Why is the BoE focusing on this now?

The speech then turns to the dynamics that the BoE has been observing between these players. Mr Benjamin highlights two primary areas of challenge for the sector: the difficulties that the highly-leveraged companies backed by private equity face in the higher interest rate environment, and the consequences of a lack of exit opportunities for private equity fund investments. He also noted that the sector faces an additional challenge: the drying up of traditional exit routes for private equity funds’ investments via the capital markets, leading to difficulties in achieving the return of capital sought by limited partners.

Why is it concerned?

The dynamics set out are causing the BoE concerns related to the financial system as a whole. Mr Benjamin warns that these developments are set against a backdrop of opacity and are resulting in growing interconnectedness. In terms of opacity, he states that there is a lack of transparency about the degree and kinds of leverage entering the system. In addition, private asset valuations are more opaque than public markets because assets are not ‘marked-to-market’ and there are material risks attached to this; for example, it could increase the chance of an abrupt re-assessment of risks or sharp and correlated falls in value, particularly if further shocks materialise. In relation to interconnectedness, Mr Benjamin reiterates that the environment is becoming more complex and interconnected; for example, banks find themselves exposed to various parts of the private equity ecosystem, pension funds and insurance companies invest in private equity sponsors (and conversely they are sometimes owned by private equity, most significantly at a global level), and there are also significant interlinkages between private credit markets, leveraged lending, and private equity activity. This intricate web of connections adds to the notable lack of transparency, making it difficult to assess financial stability risks.

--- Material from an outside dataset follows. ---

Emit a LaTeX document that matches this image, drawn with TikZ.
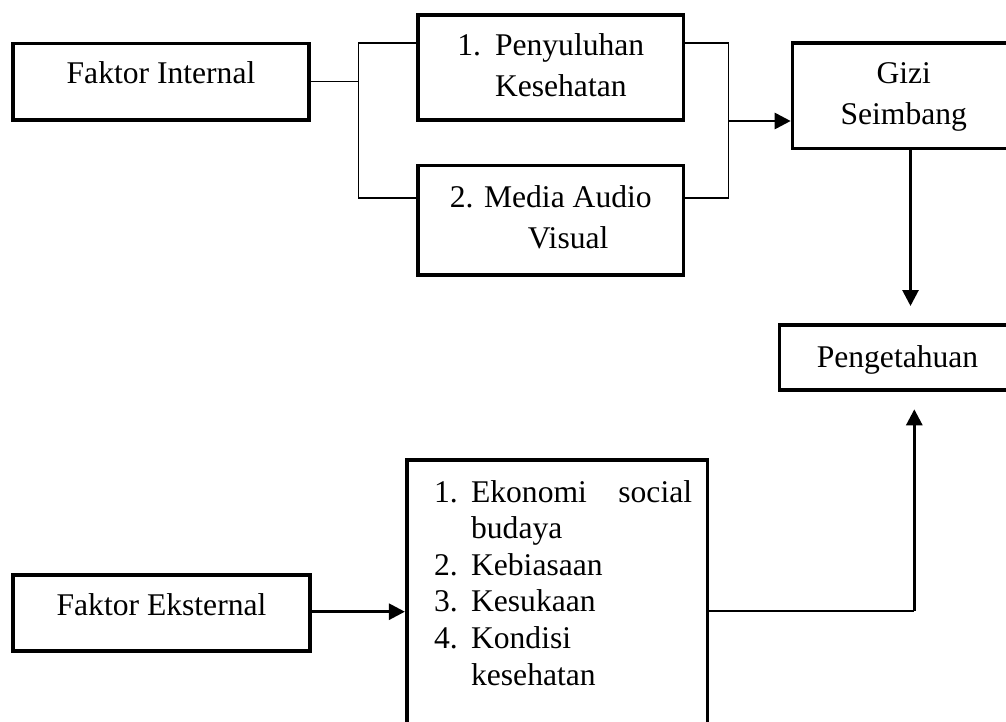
\documentclass[tikz,border=0pt]{standalone}
\usepackage{fontspec}
\setmainfont{Liberation Serif}
\usetikzlibrary{arrows.meta}
\tikzset{
  box/.style={draw, line width=3.6pt, inner sep=0pt, outer sep=1.8pt,
    font=\fontsize{31.6}{41}\selectfont},
  wire/.style={line width=1.3pt},
  arr/.style={line width=2.8pt, -{Triangle[length=16pt,width=16pt]}},
}
\begin{document}
\begin{tikzpicture}[x=1pt,y=-1pt]
\useasboundingbox (0,0) rectangle (1006,722);

% boxes
\node[box, minimum width=296pt, minimum height=76.5pt, text height=20pt, text depth=15.4pt]
  (fi) at (161,81.7) {Faktor Internal};
\node[box, minimum width=265.5pt, minimum height=105pt]
  (p1) at (550.75,67.5) {\begin{tabular}{@{}l@{\hspace{14pt}}l@{}}1. & Penyuluhan\\ & Kesehatan\end{tabular}};
\node[box, minimum width=265.5pt, minimum height=109.5pt]
  (p2) at (550.75,220.25) {\begin{tabular}{@{}l@{}}2. Media Audio\\ \hspace*{78pt}Visual\end{tabular}};
\node[box, minimum width=222.5pt, minimum height=105.7pt]
  (gz) at (903.75,95.8) {\begin{tabular}{@{}c@{}}Gizi\\ Seimbang\end{tabular}};
\node[box, minimum width=236.4pt, minimum height=65pt, text height=24pt, text depth=5pt]
  (pg) at (897.5,357.5) {Pengetahuan};
\node[box, minimum width=297pt, minimum height=76.5pt, text height=20pt, text depth=16pt]
  (fe) at (161.5,613) {Faktor Eksternal};
\node[box, minimum width=300.8pt, minimum height=289pt, font=\fontsize{31.6}{36.6}\selectfont]
  (lb) at (557.1,604.5) {\begin{tabular}{@{\hspace{12pt}}l@{\hspace{13.3pt}}l@{}}
    1. & \makebox[221pt][s]{Ekonomi social}\\
       & budaya\\
    2. & Kebiasaan\\
    3. & Kesukaan\\
    4. & Kondisi\\
       & kesehatan\\
       & \end{tabular}};

% junction coordinates
\coordinate (jl)  at (358.3,81.7);
\coordinate (jlt) at (358.3,43);
\coordinate (jlb) at (358.3,198);
\coordinate (jrt) at (728.3,43);
\coordinate (jrb) at (728.3,198);
\coordinate (ja)  at (728.3,121);
\coordinate (dx)  at (910.5,306);
\coordinate (ux)  at (914.3,409.3);
\coordinate (uc)  at (914.3,611);
\coordinate (ea)  at (0,611.7);

% connectors
\draw[wire] (fi.east) -- (jl);
\draw[wire] (jlt -| p1.west) -- (jlt) -- (jlb) -- (jlb -| p2.west);
\draw[wire] (jrt -| p1.east) -- (jrt) -- (jrb) -- (jrb -| p2.east);
\draw[arr] (ja) -- (ja -| gz.west);
\draw[arr] (dx |- gz.south) -- (dx);
\draw[wire] (uc -| lb.east) -- (uc);
\draw[arr] (uc) -- (ux);
\draw[arr] (ea -| fe.east) -- (ea -| lb.west);
\end{tikzpicture}
\end{document}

The speech then discusses the impact of such vulnerabilities on the provision of vital services, including:

  • The impact on systemic institutions.
  • The impact on interlinked markets.
  • The impact on the real economy and employment via the provision of finance, in vital services.

Mr Benjamin concludes by considering the role of the BoE and the Financial Policy Committee in dealing with this. He states that these developments could pose risks to financial stability through several transmission channels – systemic institutions, systemic markets and through the provision of funding. He emphasises the importance of assessing how a disruption to the provision of finance can impact corporates that receive financing from private equity, as well as monitoring the impact on systemic institutions and markets, given their role in underpinning a stable financial system. Mr Benjamin confirms that the BoE will continue to examine the impact of the dynamics in the private equity sector on UK corporates and the rest of the financial system, how this might play out in times of stress, and other related questions, through a combined lens of its primary and secondary objectives of financial stability and sustainable growth.

A further assessment of these risks will be set out in the BoE’s June 2024 Financial Stability Report.